Does this strategy still make sense in 2025?

Warren Buffett is one of the greatest investors ever, so when he offers insight into his investment strategy, people tend to listen. Buffett has made his fortune identifying undervalued businesses and buying them for the company he has led for 60 years, Berkshire Hathaway.

Berkshire shareholders have been rewarded enormously during Buffett’s stewardship, with the stock returning 19.9 percent annually since 1965, compared to 10.4 percent for the S&P 500.

So it may have come as a surprise when Buffett revealed that his wife’s inheritance would be held in a trust, with 90 percent of the money in an S&P 500 index fund and the remaining 10 percent in short-term government bonds.

If you’re trying to decide what portfolio allocations make the most sense for you, it may be helpful to meet with a financial advisor. Bankrate’s financial advisor matching tool can help you find an advisor in your area.

Here’s what Buffett had to say about the 90/10 approach and whether the strategy makes sense today.

In his 2013 letter to Berkshire shareholders, Buffett touted the benefits of investing in stocks over the long term and explained how even someone who knows very little about investing can achieve satisfactory results.
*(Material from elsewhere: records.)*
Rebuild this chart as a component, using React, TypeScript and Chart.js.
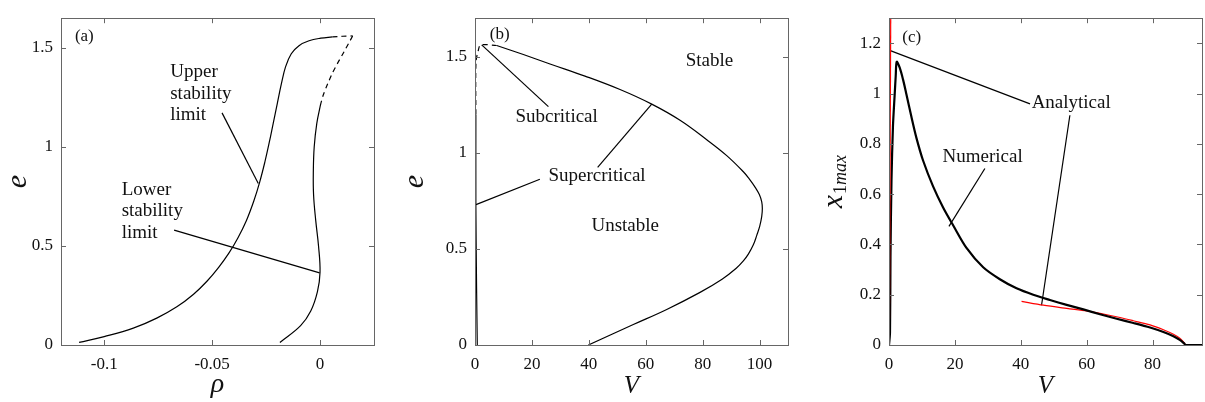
import React, { useEffect, useRef } from 'react';
import { Chart, registerables } from 'chart.js';

Chart.register(...registerables);

type Pt = [number, number];

// ---------- Panel (a): e vs rho ----------
const aLeftBranch: Pt[] = [
  [-0.11161, 0.0131], [-0.09999, 0.0425], [-0.0865, 0.085], [-0.07564, 0.1356], [-0.06634, 0.1928],
  [-0.05859, 0.2565], [-0.05239, 0.3219], [-0.04696, 0.3922], [-0.04231, 0.4624], [-0.03813, 0.5392],
  [-0.03409, 0.6291], [-0.03068, 0.7271], [-0.02789, 0.8252], [-0.02557, 0.9232], [-0.02355, 1.0212],
  [-0.02169, 1.1193], [-0.01983, 1.2173], [-0.01797, 1.3154], [-0.01595, 1.4052], [-0.01332, 1.4706],
  [-0.00975, 1.5114], [-0.0051, 1.5359], [0.00033, 1.549], [0.00575, 1.5556],
];
const aDashedTop: Pt[] = [[0.00575, 1.5556], [0.0105, 1.5588], [0.0151, 1.5605]];
const aDashedDown: Pt[] = [
  [0.0151, 1.5605], [0.0139, 1.536], [0.011, 1.478], [0.0081, 1.422], [0.0056, 1.37], [0.0034, 1.315], [0.0015, 1.262], [0.0003, 1.217],
];
const aRightBranch: Pt[] = [
  [0.0003, 1.217], [-0.0015, 1.119], [-0.0027, 1.0], [-0.0031, 0.88], [-0.003, 0.76], [-0.002, 0.629],
  [-0.0007, 0.5], [0, 0.368], [-0.0012, 0.27], [-0.0043, 0.172], [-0.009, 0.098], [-0.0186, 0.013],
];
const aLeaderUpper: Pt[] = [[-0.0454, 1.172], [-0.0286, 0.815]];
const aLeaderLower: Pt[] = [[-0.0676, 0.58], [-0.0002, 0.364]];
const aXTicks = [-0.1, -0.05, 0];
const aXTickLabels = ['-0.1', '-0.05', '0'];
const aYTicks = [0, 0.5, 1, 1.5];
const aYTickLabels = ['0', '0.5', '1', '1.5'];

// ---------- Panel (b): e vs V ----------
const bOuterBranch: Pt[] = [
  [39.84, 0], [55.64, 0.1064], [67.38, 0.185], [79.09, 0.2737], [86.82, 0.3421], [91.81, 0.3994],
  [94.31, 0.4374], [96.06, 0.4729], [97.82, 0.521], [99.02, 0.5702], [100.07, 0.6183], [100.77, 0.669],
  [100.98, 0.7096], [100.77, 0.745], [99.93, 0.783], [98.59, 0.8175], [96.31, 0.8652], [94.31, 0.9012],
  [88.47, 0.9853], [81.44, 1.068], [72.06, 1.169], [62.11, 1.253], [50.97, 1.329], [38.66, 1.399],
  [26.36, 1.462], [17.0, 1.511], [7.62, 1.558],
];
const bDashedBranch: Pt[] = [
  [7.62, 1.558], [2.0, 1.561], [1.16, 1.532], [0.35, 1.473], [0.3, 1.2],
];
const bInnerBranch: Pt[] = [[0.3, 1.2], [0.3, 0.73], [0.55, 0.3], [0.8, 0]];
const bLeaderSub: Pt[] = [[25.8, 1.24], [2.35, 1.561]];
const bLeaderSuper1: Pt[] = [[43.1, 0.924], [62.11, 1.253]];
const bLeaderSuper2: Pt[] = [[22.8, 0.862], [0.35, 0.73]];
const bXTicks = [0, 20, 40, 60, 80, 100];
const bXTickLabels = ['0', '20', '40', '60', '80', '100'];
const bYTicks = [0, 0.5, 1, 1.5];
const bYTickLabels = ['0', '0.5', '1', '1.5'];

// ---------- Panel (c): x1max vs V ----------
const cNumerical: Pt[] = [
  [0, 0], [0.3, 0.05], [0.45, 0.35], [0.75, 0.65], [1.2, 0.869], [1.73, 0.998], [2.04, 1.07],
  [2.34, 1.1266], [3.25, 1.1034], [4.27, 1.0557], [5.28, 0.9978], [6.8, 0.9077], [8.32, 0.824],
  [10.34, 0.7339], [13.38, 0.6309], [16.42, 0.5472], [19.46, 0.4764], [23.52, 0.3862],
  [28.58, 0.309], [33.65, 0.2614], [38.71, 0.2253], [43.78, 0.1996], [48.84, 0.179],
  [53.91, 0.1597], [58.98, 0.1416], [64.04, 0.1223], [69.11, 0.1043], [74.17, 0.0876],
  [79.24, 0.0695], [83.29, 0.0515], [86.33, 0.0348], [88.36, 0.0193], [89.57, 0.0064],
  [90.08, 0], [95, 0],
];
const cAnalyticalLow: Pt[] = [[0.1, 0], [0.55, 1.4]];
const cAnalyticalHigh: Pt[] = [
  [40.23, 0.1738], [46.82, 0.1584], [53.91, 0.1455], [59.99, 0.1352], [64.04, 0.1262],
  [70.12, 0.1094], [74.17, 0.0966], [79.24, 0.0798], [83.29, 0.0605], [86.33, 0.0425],
  [88.36, 0.0258], [89.57, 0.009], [89.98, 0],
];
const cLeaderAna1: Pt[] = [[42.8, 0.959], [0.4, 1.171]];
const cLeaderAna2: Pt[] = [[54.9, 0.914], [46.3, 0.158]];
const cLeaderNum: Pt[] = [[29.1, 0.702], [18.2, 0.472]];
const cXTicks = [0, 20, 40, 60, 80];
const cXTickLabels = ['0', '20', '40', '60', '80'];
const cYTicks = [0, 0.2, 0.4, 0.6, 0.8, 1, 1.2];
const cYTickLabels = ['0', '0.2', '0.4', '0.6', '0.8', '1', '1.2'];

const SERIF = "'Liberation Serif', 'Times New Roman', serif";

interface Note { lines: string[]; x: number; y: number; align: CanvasTextAlign; size: number }
interface Series { pts: Pt[]; color?: string; width?: number; dash?: number[]; tension?: number }
interface PanelCfg {
  left: number; width: number; yAxisWidth: number; padRight: number;
  xMin: number; xMax: number; yMin: number; yMax: number;
  xTicks: number[]; xTickLabels: string[]; yTicks: number[]; yTickLabels: string[];
  series: Series[]; notes: Note[];
  xTitle: string; xTitleSize: number; yTitle: string; yTitleX: number; titleY: number;
}

const panels: PanelCfg[] = [
  {
    left: 0, width: 390, yAxisWidth: 61, padRight: 16,
    xMin: -0.12, xMax: 0.025, yMin: 0, yMax: 1.65,
    xTicks: aXTicks, xTickLabels: aXTickLabels, yTicks: aYTicks, yTickLabels: aYTickLabels,
    series: [
      { pts: aLeftBranch, tension: 0.4 },
      { pts: aDashedTop, dash: [5, 4], tension: 0 },
      { pts: aDashedDown, dash: [5, 4], tension: 0.3 },
      { pts: aRightBranch, tension: 0.4 },
      { pts: aLeaderUpper, tension: 0 },
      { pts: aLeaderLower, tension: 0 },
    ],
    notes: [
      { lines: ['(a)'], x: -0.1092, y: 1.556, align: 'center', size: 17 },
      { lines: ['Upper', 'stability', 'limit'], x: -0.0694, y: 1.377, align: 'left', size: 19 },
      { lines: ['Lower', 'stability', 'limit'], x: -0.0919, y: 0.784, align: 'left', size: 19 },
    ],
    xTitle: 'ρ', xTitleSize: 28, yTitle: 'e', yTitleX: 18, titleY: 385,
  },
  {
    left: 400, width: 400, yAxisWidth: 75, padRight: 12,
    xMin: 0, xMax: 110, yMin: 0, yMax: 1.7,
    xTicks: bXTicks, xTickLabels: bXTickLabels, yTicks: bYTicks, yTickLabels: bYTickLabels,
    series: [
      { pts: bOuterBranch, tension: 0.4 },
      { pts: bDashedBranch, dash: [5, 4], tension: 0.3 },
      { pts: bInnerBranch, tension: 0.2 },
      { pts: bLeaderSub, tension: 0 },
      { pts: bLeaderSuper1, tension: 0 },
      { pts: bLeaderSuper2, tension: 0 },
    ],
    notes: [
      { lines: ['(b)'], x: 8.7, y: 1.613, align: 'center', size: 17 },
      { lines: ['Stable'], x: 82.4, y: 1.478, align: 'center', size: 19 },
      { lines: ['Subcritical'], x: 28.7, y: 1.186, align: 'center', size: 19 },
      { lines: ['Supercritical'], x: 42.9, y: 0.878, align: 'center', size: 19 },
      { lines: ['Unstable'], x: 52.8, y: 0.62, align: 'center', size: 19 },
    ],
    xTitle: 'V', xTitleSize: 25, yTitle: 'e', yTitleX: 15, titleY: 386,
  },
  {
    left: 800, width: 405, yAxisWidth: 89, padRight: 3,
    xMin: 0, xMax: 95, yMin: 0, yMax: 1.3,
    xTicks: cXTicks, xTickLabels: cXTickLabels, yTicks: cYTicks, yTickLabels: cYTickLabels,
    series: [
      { pts: cAnalyticalLow, color: '#ff0000', width: 1.2, tension: 0 },
      { pts: cNumerical, width: 2.2, tension: 0.3 },
      { pts: cAnalyticalHigh, color: '#ff0000', width: 1.2, tension: 0.3 },
      { pts: cLeaderAna1, tension: 0 },
      { pts: cLeaderAna2, tension: 0 },
      { pts: cLeaderNum, tension: 0 },
    ],
    notes: [
      { lines: ['(c)'], x: 6.9, y: 1.223, align: 'center', size: 17 },
      { lines: ['Analytical'], x: 55.3, y: 0.963, align: 'center', size: 19 },
      { lines: ['Numerical'], x: 28.4, y: 0.747, align: 'center', size: 19 },
    ],
    xTitle: 'V', xTitleSize: 25, yTitle: 'x1max', yTitleX: 35, titleY: 386,
  },
];

function makeFramePlugin(cfg: PanelCfg) {
  return {
    id: 'frame' + cfg.left,
    afterDatasetsDraw(chart: any) {
      const ctx: CanvasRenderingContext2D = chart.ctx;
      const { left, right, top, bottom } = chart.chartArea;
      const xs = chart.scales.x;
      const ys = chart.scales.y;
      ctx.save();
      ctx.strokeStyle = '#666666';
      ctx.lineWidth = 1;
      ctx.strokeRect(Math.round(left) + 0.5, Math.round(top) + 0.5, Math.round(right - left), Math.round(bottom - top));
      const tl = 5;
      ctx.beginPath();
      cfg.xTicks.forEach((v) => {
        const px = Math.round(xs.getPixelForValue(v)) + 0.5;
        ctx.moveTo(px, bottom); ctx.lineTo(px, bottom - tl);
        ctx.moveTo(px, top); ctx.lineTo(px, top + tl);
      });
      cfg.yTicks.forEach((v) => {
        const py = Math.round(ys.getPixelForValue(v)) + 0.5;
        ctx.moveTo(left, py); ctx.lineTo(left + tl, py);
        ctx.moveTo(right, py); ctx.lineTo(right - tl, py);
      });
      ctx.stroke();
      ctx.fillStyle = '#111111';
      cfg.notes.forEach((n) => {
        ctx.font = `${n.size}px ${SERIF}`;
        ctx.textAlign = n.align;
        ctx.textBaseline = 'middle';
        const x0 = xs.getPixelForValue(n.x);
        const y0 = ys.getPixelForValue(n.y);
        n.lines.forEach((ln, i) => ctx.fillText(ln, x0, y0 + i * 21.5));
      });
      const cx = (left + right) / 2;
      ctx.font = `italic ${cfg.xTitleSize}px ${SERIF}`;
      ctx.textAlign = 'center';
      ctx.textBaseline = 'middle';
      ctx.fillText(cfg.xTitle, cx, cfg.titleY);
      const cy = (top + bottom) / 2;
      ctx.translate(cfg.yTitleX, cy);
      ctx.rotate(-Math.PI / 2);
      if (cfg.yTitle === 'x1max') {
        const big = `italic 30px ${SERIF}`;
        const subN = `18px ${SERIF}`;
        const subI = `italic 18px ${SERIF}`;
        ctx.font = big; const wx = ctx.measureText('x').width;
        ctx.font = subN; const w1 = ctx.measureText('1').width;
        ctx.font = subI; const wm = ctx.measureText('max').width;
        const total = wx + w1 + wm + 1;
        let p = -total / 2;
        ctx.textAlign = 'left';
        ctx.textBaseline = 'alphabetic';
        ctx.font = big; ctx.fillText('x', p, 7); p += wx + 1;
        ctx.font = subN; ctx.fillText('1', p, 11); p += w1;
        ctx.font = subI; ctx.fillText('max', p, 11);
      } else {
        ctx.font = `italic 30px ${SERIF}`;
        ctx.textAlign = 'center';
        ctx.textBaseline = 'middle';
        ctx.fillText(cfg.yTitle, 0, 0);
      }
      ctx.restore();
    },
  };
}

function Panel({ cfg }: { cfg: PanelCfg }) {
  const ref = useRef<HTMLCanvasElement>(null);
  useEffect(() => {
    if (!ref.current) return;
    const tickFont = { family: SERIF, size: 17 };
    const chart = new Chart(ref.current, {
      type: 'scatter',
      data: {
        datasets: cfg.series.map((s) => ({
          data: s.pts.map(([x, y]) => ({ x, y })),
          showLine: true,
          pointRadius: 0,
          borderColor: s.color || '#000000',
          borderWidth: s.width || 1.2,
          borderDash: s.dash || [],
          tension: s.tension ?? 0,
          fill: false,
        })),
      },
      options: {
        animation: false,
        responsive: false,
        maintainAspectRatio: false,
        events: [],
        layout: { padding: { top: 9, right: cfg.padRight, left: 0, bottom: 0 } },
        plugins: { legend: { display: false }, tooltip: { enabled: false } },
        scales: {
          x: {
            type: 'linear', min: cfg.xMin, max: cfg.xMax,
            grid: { display: false, drawTicks: false },
            border: { display: false },
            ticks: {
              font: tickFont, color: '#111111', padding: 9, maxRotation: 0, autoSkip: false,
              callback: (v: any) => {
                const i = cfg.xTicks.findIndex((t) => Math.abs(t - Number(v)) < 1e-9);
                return i >= 0 ? cfg.xTickLabels[i] : '';
              },
            },
            afterBuildTicks: (s: any) => { s.ticks = cfg.xTicks.map((v) => ({ value: v })); },
            afterFit: (s: any) => { s.height = 57; },
          },
          y: {
            type: 'linear', min: cfg.yMin, max: cfg.yMax,
            grid: { display: false, drawTicks: false },
            border: { display: false },
            ticks: {
              font: tickFont, color: '#111111', padding: 8, autoSkip: false,
              callback: (v: any) => {
                const i = cfg.yTicks.findIndex((t) => Math.abs(t - Number(v)) < 1e-9);
                return i >= 0 ? cfg.yTickLabels[i] : '';
              },
            },
            afterBuildTicks: (s: any) => { s.ticks = cfg.yTicks.map((v) => ({ value: v })); },
            afterFit: (s: any) => { s.width = cfg.yAxisWidth; },
          },
        },
      } as any,
      plugins: [makeFramePlugin(cfg)],
    });
    return () => chart.destroy();
  }, [cfg]);
  return (
    <div style={{ position: 'absolute', left: cfg.left, top: 0, width: cfg.width, height: 402 }}>
      <canvas ref={ref} width={cfg.width} height={402} style={{ width: cfg.width, height: 402, display: 'block' }} />
    </div>
  );
}

export default function App() {
  return (
    <div style={{ position: 'fixed', left: 0, top: 0, width: 1205, height: 402, background: '#ffffff', overflow: 'hidden' }}>
      {panels.map((p) => <Panel key={p.left} cfg={p} />)}
    </div>
  );
}
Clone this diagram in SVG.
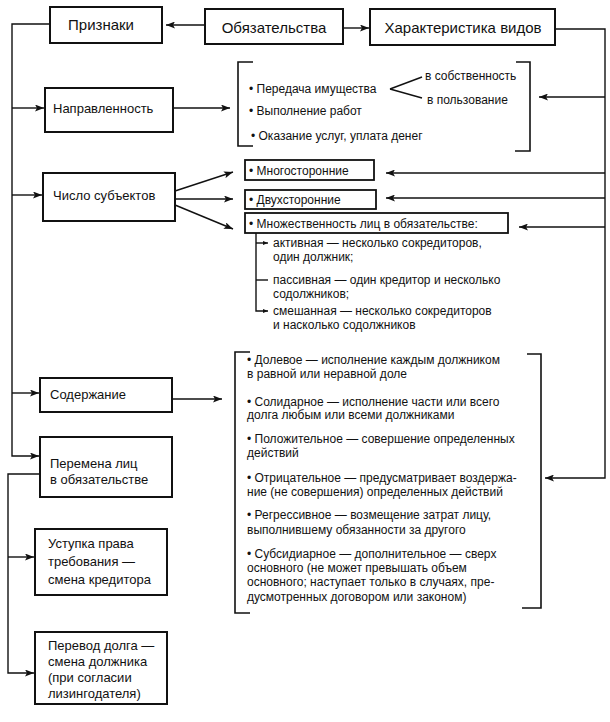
<svg xmlns="http://www.w3.org/2000/svg" width="610" height="722" viewBox="0 0 610 722">
<style>
text{font-family:"Liberation Sans",Arial,sans-serif;fill:#111}
.t{font-size:15px}
.m{font-size:13px}
.s{font-size:12px}
.box{fill:#fff;stroke:#111;stroke-width:2}
.bx{fill:#fff;stroke:#111;stroke-width:1.8}
.br{fill:none;stroke:#111;stroke-width:1.6}
.c{fill:none;stroke:#111;stroke-width:1.4}
</style>
<defs>
<marker id="a" markerWidth="9" markerHeight="7" refX="9" refY="3.5" orient="auto" markerUnits="userSpaceOnUse">
<path d="M0,0 L9,3.5 L0,7 L2,3.5 z" fill="#111"/>
</marker>
<marker id="sm" markerWidth="5" markerHeight="4" refX="5" refY="2" orient="auto" markerUnits="userSpaceOnUse">
<path d="M0,0 L5,2 L0,4 z" fill="#111"/>
</marker>
</defs>
<rect width="610" height="722" fill="#fff"/>

<g id="connectors">
<line class="c" x1="205" y1="25" x2="166" y2="25" marker-end="url(#a)"/>
<line class="c" x1="343" y1="28" x2="369" y2="28" marker-end="url(#a)"/>
<polyline class="c" points="50,24 12,24 12,456 39,456" marker-end="url(#a)"/>
<line class="c" x1="12" y1="108" x2="44" y2="108" marker-end="url(#a)"/>
<line class="c" x1="12" y1="195" x2="42" y2="195" marker-end="url(#a)"/>
<line class="c" x1="12" y1="393" x2="39" y2="393" marker-end="url(#a)"/>
<polyline class="c" points="40,474 8,474 8,673 34,673" marker-end="url(#a)"/>
<line class="c" x1="8" y1="557" x2="34" y2="557" marker-end="url(#a)"/>
<line class="c" x1="173" y1="108" x2="230" y2="108" marker-end="url(#a)"/>
<line class="c" x1="175" y1="191" x2="233" y2="172" marker-end="url(#a)"/>
<line class="c" x1="175" y1="199" x2="233" y2="199" marker-end="url(#a)"/>
<line class="c" x1="175" y1="205" x2="233" y2="229" marker-end="url(#a)"/>
<line class="c" x1="172" y1="399" x2="222" y2="399" marker-end="url(#a)"/>
<polyline class="c" points="556,29 605,29 605,478 545,478" marker-end="url(#a)"/>
<line class="c" x1="605" y1="97" x2="539" y2="97" marker-end="url(#a)"/>
<line class="c" x1="605" y1="173" x2="386" y2="173" marker-end="url(#a)"/>
<line class="c" x1="605" y1="198" x2="386" y2="198" marker-end="url(#a)"/>
<line class="c" x1="605" y1="227" x2="519" y2="227" marker-end="url(#a)"/>
<line class="c" x1="390" y1="89" x2="422" y2="77"/>
<line class="c" x1="390" y1="89" x2="422" y2="98"/>
<path class="c" d="M256,233 V311 H268" marker-end="url(#sm)"/>
<line class="c" x1="256" y1="243" x2="268" y2="243" marker-end="url(#sm)"/>
<line class="c" x1="256" y1="280" x2="268" y2="280"/>
</g>

<g id="priznaki"><rect class="box" x="50" y="7" width="112" height="36"/><text class="t" x="101" y="30" text-anchor="middle">Признаки</text></g>
<g id="obyazatelstva"><rect class="box" x="205" y="9" width="138" height="35"/><text class="t" x="274" y="33" text-anchor="middle">Обязательства</text></g>
<g id="harakteristika"><rect class="box" x="370" y="9" width="185" height="36"/><text class="t" x="463" y="33" text-anchor="middle">Характеристика видов</text></g>

<g id="napravlennost"><rect class="box" x="45" y="88" width="128" height="44"/><text class="m" x="53" y="113">Направленность</text></g>
<g id="napravlennost-types">
<path class="br" d="M253,62 H238 V146 H253"/>
<path class="br" d="M516,62 H530 V151 H515"/>
<text class="s" x="249" y="93">• Передача имущества</text>
<text class="s" x="425" y="80">в собственность</text>
<text class="s" x="427" y="104">в пользование</text>
<text class="s" x="249" y="115">• Выполнение работ</text>
<text class="s" x="251" y="140">• Оказание услуг, уплата денег</text>
</g>

<g id="chislo"><rect class="box" x="43" y="173" width="132" height="48"/><text class="m" x="53" y="200">Число субъектов</text></g>
<g id="mnogostoronnie"><rect class="bx" x="245" y="160" width="129" height="20"/><text class="s" x="249" y="175">• Многосторонние</text></g>
<g id="dvuhstoronnie"><rect class="bx" x="245" y="190" width="131" height="19"/><text class="s" x="249" y="204">• Двухсторонние</text></g>
<g id="mnozhestvennost"><rect class="bx" x="245" y="213" width="263" height="20"/><text class="s" x="249" y="228">• Множественность лиц в обязательстве:</text></g>
<g id="mnozhestvennost-types">
<text class="s" x="273" y="247">активная — несколько сокредиторов,</text>
<text class="s" x="273" y="261">один должник;</text>
<text class="s" x="273" y="284">пассивная — один кредитор и несколько</text>
<text class="s" x="273" y="298">содолжников;</text>
<text class="s" x="273" y="315">смешанная — несколько сокредиторов</text>
<text class="s" x="273" y="329">и насколько содолжников</text>
</g>

<g id="soderzhanie"><rect class="box" x="40" y="378" width="132" height="34"/><text class="m" x="50" y="399">Содержание</text></g>
<g id="soderzhanie-types">
<path class="br" d="M250,352 H235 V613 H250"/>
<path class="br" d="M527,354 H541 V608 H522"/>
<text class="s" x="247" y="364">• Долевое — исполнение каждым должником</text>
<text class="s" x="247" y="378">в равной или неравной доле</text>
<text class="s" x="247" y="406">• Солидарное — исполнение части или всего</text>
<text class="s" x="247" y="419">долга любым или всеми должниками</text>
<text class="s" x="247" y="443">• Положительное — совершение определенных</text>
<text class="s" x="247" y="457">действий</text>
<text class="s" x="247" y="482">• Отрицательное — предусматривает воздержа-</text>
<text class="s" x="247" y="496">ние (не совершения) определенных действий</text>
<text class="s" x="247" y="519">• Регрессивное — возмещение затрат лицу,</text>
<text class="s" x="247" y="534">выполнившему обязанности за другого</text>
<text class="s" x="247" y="558">• Субсидиарное — дополнительное — сверх</text>
<text class="s" x="247" y="572">основного (не может превышать объем</text>
<text class="s" x="247" y="586">основного; наступает только в случаях, пре-</text>
<text class="s" x="247" y="601">дусмотренных договором или законом)</text>
</g>

<g id="peremena"><rect class="box" x="40" y="437" width="132" height="60"/><text class="m" x="50" y="468">Перемена лиц</text><text class="m" x="50" y="484">в обязательстве</text></g>
<g id="ustupka"><rect class="box" x="35" y="529" width="132" height="66"/><text class="m" x="48" y="548">Уступка права</text><text class="m" x="48" y="566">требования —</text><text class="m" x="48" y="584">смена кредитора</text></g>
<g id="perevod"><rect class="box" x="35" y="632" width="132" height="72"/><text class="m" x="48" y="650">Перевод долга —</text><text class="m" x="48" y="666">смена должника</text><text class="m" x="48" y="682">(при согласии</text><text class="m" x="48" y="698">лизингодателя)</text></g>
</svg>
He highlighted the point by explaining his instructions for how his wife’s inheritance should be invested once he’s no longer around.

“My advice to the trustee could not be more simple: Put 10% of the cash in short-term government bonds and 90% in a very low-cost S&P 500 index fund. (I suggest Vanguard’s.),” Buffett wrote. “I believe the trust’s long-term results from this policy will be superior to those attained by most investors – whether pension funds, institutions or individuals – who employ high-fee managers.”

Buffett elaborated on his advice in an interview with CNBC after the letter was released.

“I laid out what I thought the average person who is not an expert on stocks should do. And my widow will not be an expert on stocks,” Buffett said. “I want to be sure she gets a decent result. She isn’t going to get a sensational result, you know?”

“The reason for the 10% in short-term governments is that if there’s a terrible period in the market, and she’s withdrawing 3% or 4% a year, you take it out of that instead of selling stocks at the wrong time,” Buffett said. “She’ll do fine with that. And anybody will do fine with that. It’s low-cost, it’s in a bunch of wonderful businesses, and it takes care of itself.”